Just over the bridge from downtown lies Pittsburgh’s North Shore (where, incidentally the still mostly-new baseball stadium clearly borrows its design from Camden Yards). Deutchtown, a once German neighborhood, has wonderful brick rows, sans the white marble steps found in East Baltimore. The nearby Mexican War Streets neighborhood also contains wonderful rows that resemble Philadelphia’s Society Hill or Boston’s Beacon Hill as much as they do anything in Baltimore. And just one neighborhood over, West Allegheny has the remnants of a rowhouse neighborhood as grand as Eutaw Place but mixed with some whopper free-standing urban mansions the likes of which Baltimore never really saw.

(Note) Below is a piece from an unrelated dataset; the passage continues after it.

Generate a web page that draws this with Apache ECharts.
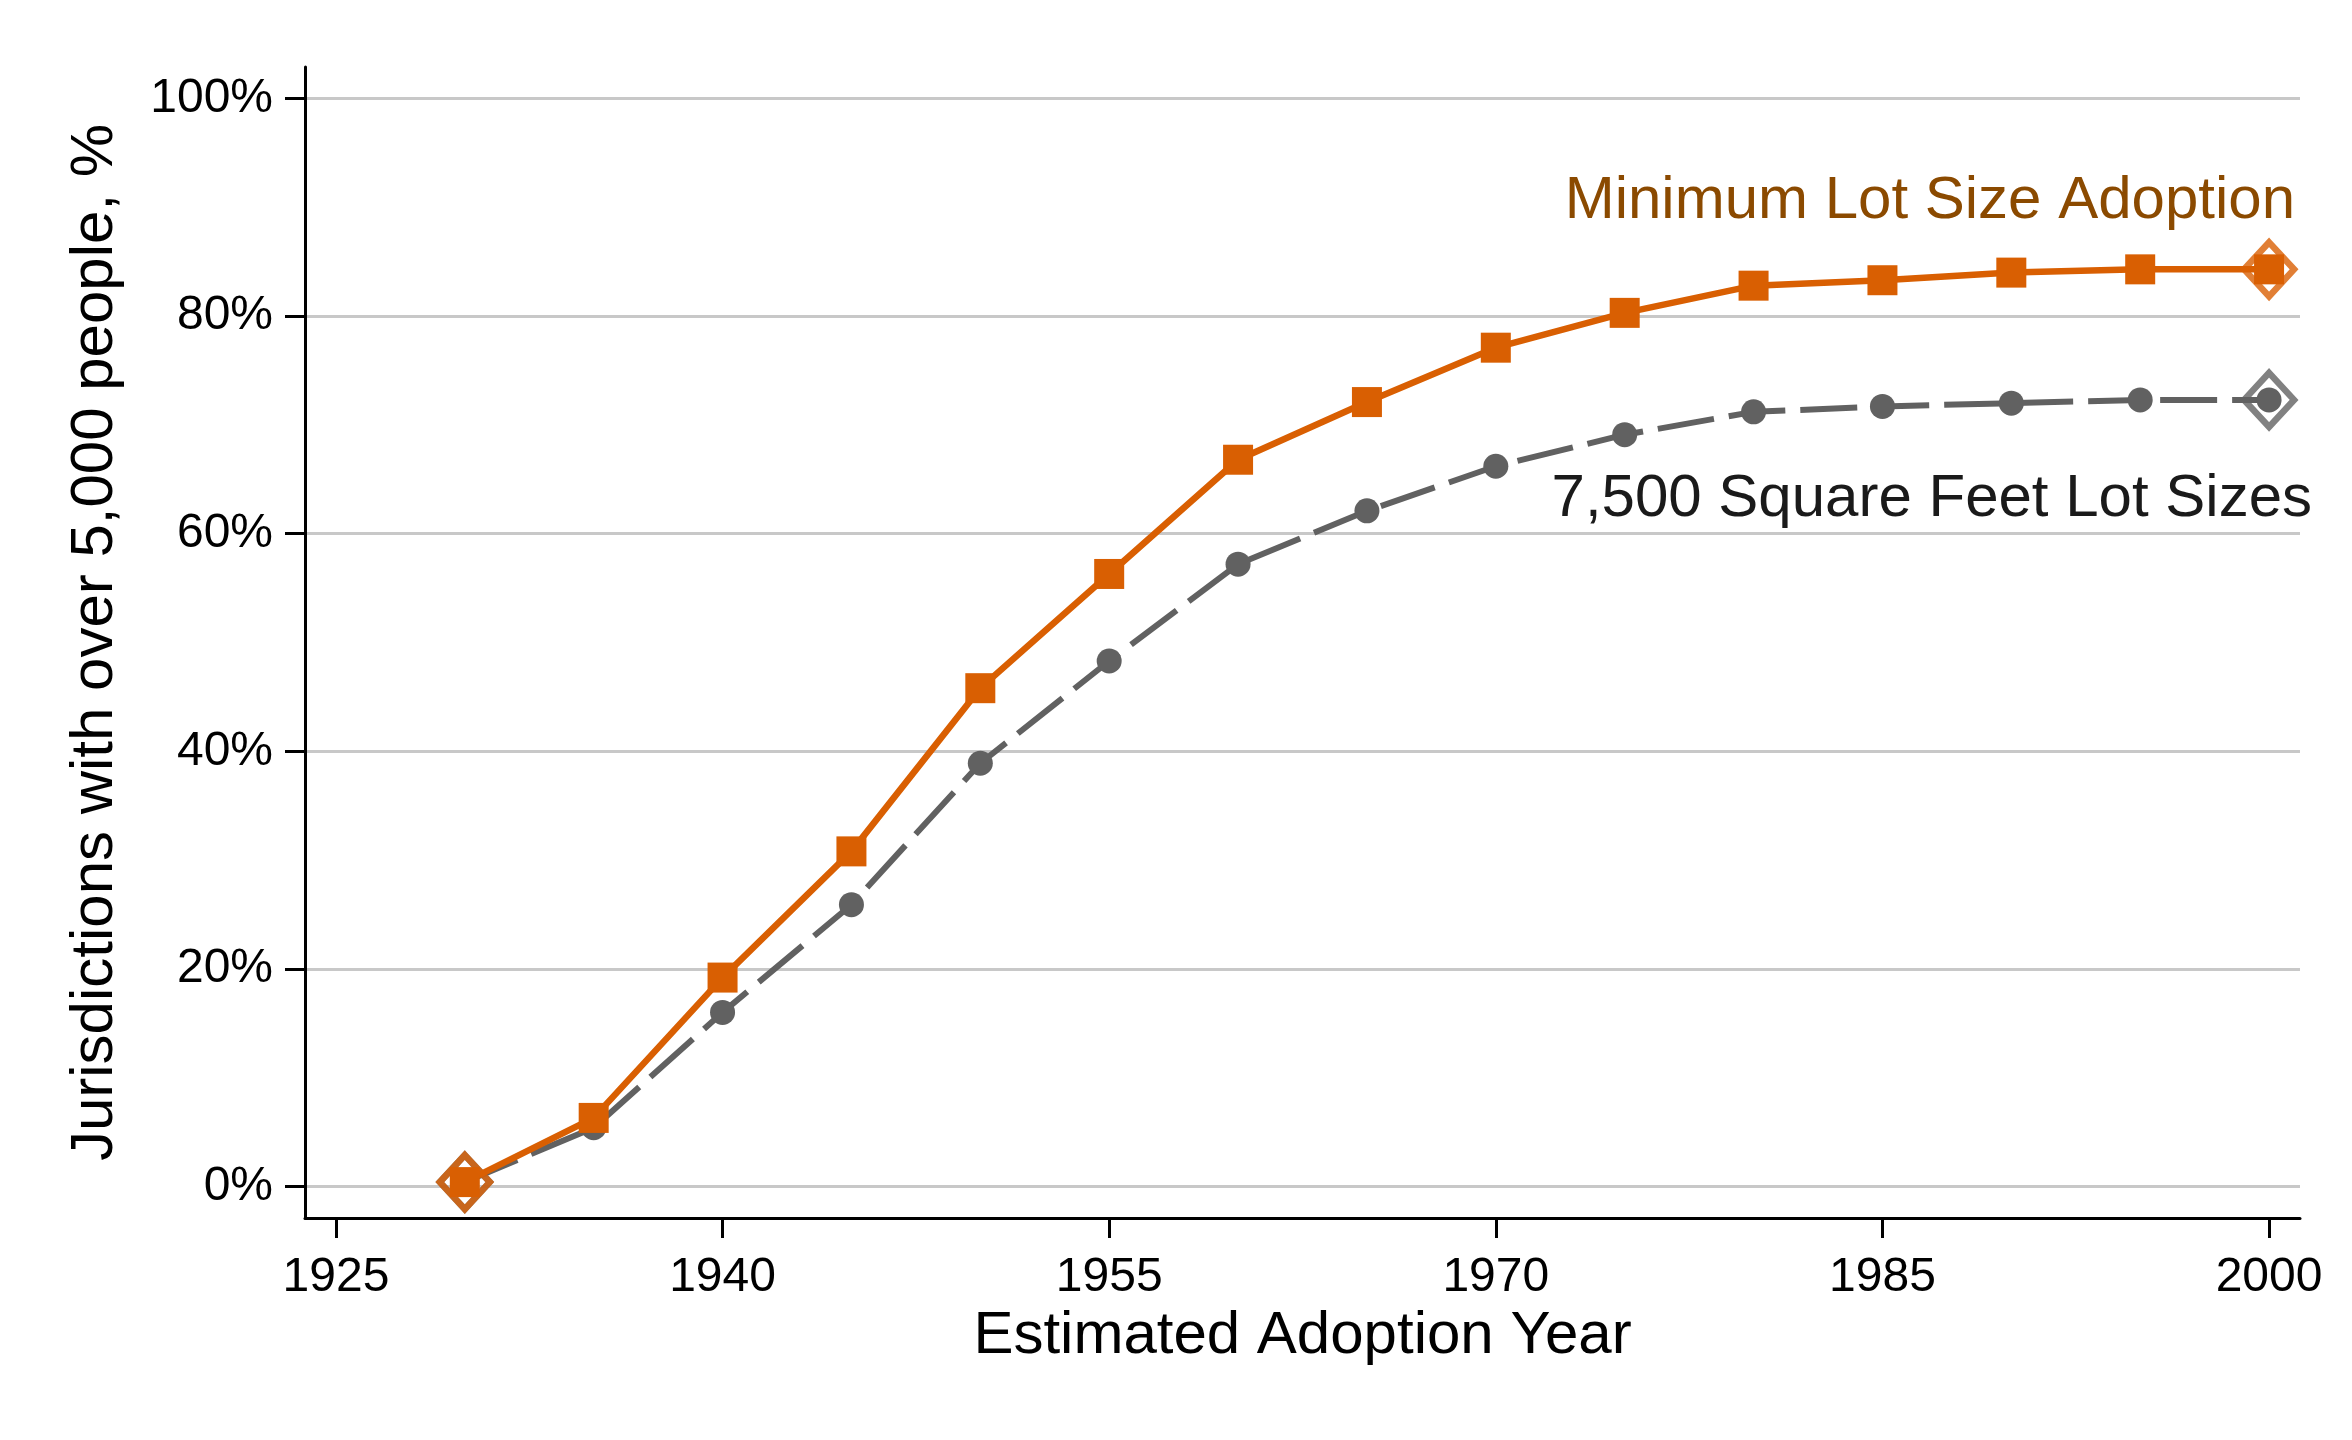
<!DOCTYPE html>
<html>
<head>
<meta charset="utf-8">
<script src="https://cdn.jsdelivr.net/npm/echarts@6/dist/echarts.min.js"></script>
<style>
html,body{margin:0;padding:0;background:#fff;}
#chart{width:2352px;height:1440px;}
</style>
</head>
<body>
<div id="chart"></div>
<script>
const years = [1930,1935,1940,1945,1950,1955,1960,1965,1970,1975,1980,1985,1990,1995,2000];
const minLotSize = [0.4,6.3,19.2,30.8,45.8,56.3,66.8,72.1,77.1,80.3,82.8,83.3,84.0,84.3,84.3];
const lot7500 = [0.4,5.4,16.0,25.9,38.9,48.3,57.2,62.1,66.2,69.1,71.2,71.7,72.0,72.3,72.3];
const yTicks = [0,20,40,60,80,100];
const xTicks = [1925,1940,1955,1970,1985,2000];
const labelMin = 'Minimum Lot Size Adoption';
const label7500 = '7,500 Square Feet Lot Sizes';

const ORANGE = '#D95F02';
const GRAY = '#616161';
const FONT = 'Liberation Sans';

const pairs = (xs, ys) => xs.map((x, i) => [x, ys[i]]);
const ends = (xs, ys) => [[xs[0], ys[0]], [xs[xs.length-1], ys[ys.length-1]]];

const chart = echarts.init(document.getElementById('chart'), null, {renderer: 'canvas'});
chart.setOption({
  backgroundColor: '#fff',
  animation: false,
  grid: {left: 305, right: 52, top: 67, bottom: 222, containLabel: false},
  xAxis: {
    type: 'value', min: 1923.8, max: 2001.2,
    name: 'Estimated Adoption Year', nameLocation: 'middle', nameGap: 80,
    nameTextStyle: {fontFamily: FONT, fontSize: 60, color: '#000'},
    axisLine: {show: true, onZero: false, lineStyle: {color: '#000', width: 3}},
    axisTick: {show: true, length: 20, lineStyle: {color: '#000', width: 3}, customValues: xTicks},
    axisLabel: {fontFamily: FONT, fontSize: 48, color: '#000', margin: 36, customValues: xTicks,
      formatter: v => String(v)},
    splitLine: {show: false}
  },
  yAxis: {
    type: 'value', min: -2.9, max: 102.9,
    name: 'Jurisdictions with over 5,000 people, %', nameLocation: 'middle', nameGap: 180,
    nameTextStyle: {fontFamily: FONT, fontSize: 60, color: '#000'},
    axisLine: {show: true, onZero: false, lineStyle: {color: '#000', width: 3}},
    axisTick: {show: true, length: 20, lineStyle: {color: '#000', width: 3}, customValues: yTicks},
    axisLabel: {fontFamily: FONT, fontSize: 48, color: '#000', margin: 32, customValues: yTicks,
      formatter: v => v + '%'},
    splitLine: {show: true, lineStyle: {color: '#c8c8c8', width: 3}}
  },
  series: [
    {
      type: 'line', name: label7500, data: pairs(years, lot7500), z: 2,
      symbol: 'circle', symbolSize: 25,
      lineStyle: {color: GRAY, width: 6, type: [57, 15]},
      itemStyle: {color: GRAY}
    },
    {
      type: 'scatter', data: ends(years, lot7500), z: 3,
      symbol: 'diamond', symbolSize: [50, 54],
      itemStyle: {color: 'rgba(0,0,0,0)', borderColor: GRAY, borderWidth: 6.5}
    },
    {
      type: 'line', name: labelMin, data: pairs(years, minLotSize), z: 4,
      symbol: 'rect', symbolSize: 30,
      lineStyle: {color: ORANGE, width: 6.5},
      itemStyle: {color: ORANGE}
    },
    {
      type: 'scatter', data: ends(years, minLotSize), z: 5,
      symbol: 'diamond', symbolSize: [50, 54],
      itemStyle: {color: 'rgba(0,0,0,0)', borderColor: ORANGE, borderWidth: 6.5}
    }
  ],
  graphic: [
    {type: 'text', right: 57, top: 171, z: 10,
      style: {text: labelMin, fontFamily: FONT, fontSize: 60, fill: '#8B4A00'}},
    {type: 'text', right: 40, top: 469, z: 10,
      style: {text: label7500, fontFamily: FONT, fontSize: 60, fill: '#1a1a1a'}}
  ]
});
</script>
</body>
</html>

Unlike Baltimore, however, the rowhouses in these neighborhoods had much more variability. Houses with different brick colors, rooflines, windows, and even front steps joined together to make almost all of the rows we saw. No red-brick and white marble steps as far as the eye can see here in Pittsburgh. Also unlike Baltimore, the close-in rowhouse neighborhoods quickly give way to communities of bungalows and and four squares.
In Baltimore, you can travel out of downtown east, west, north or south for a couple of miles before the rowhouses give way to detached homes. In Pittsburgh, the development pattern changes much more quickly, perhaps due to the hilly terrain. By the early 1900s, it seems that much of the rowhouse development stopped in favor of a mix of bungalows, duplexes, small apartment buildings, and a host of other building types.
There is much to like about Pittsburgh neighborhoods, including Victorian rowhouses and the apparent energy that is going into rehabbing many of them. Rowhouses are not the dominant housing type by any means, but there are enough of them to make Pittsburgh familiar to any of us with a Baltimore rowhouse perspective.
Don’t miss the previous post in our series from the Great Western Rowhouse Roadtrip! More photographs of Pittsburgh’s North Side by photographer Joseph A. can be found in this North Side/Allegheny City Flickr Set.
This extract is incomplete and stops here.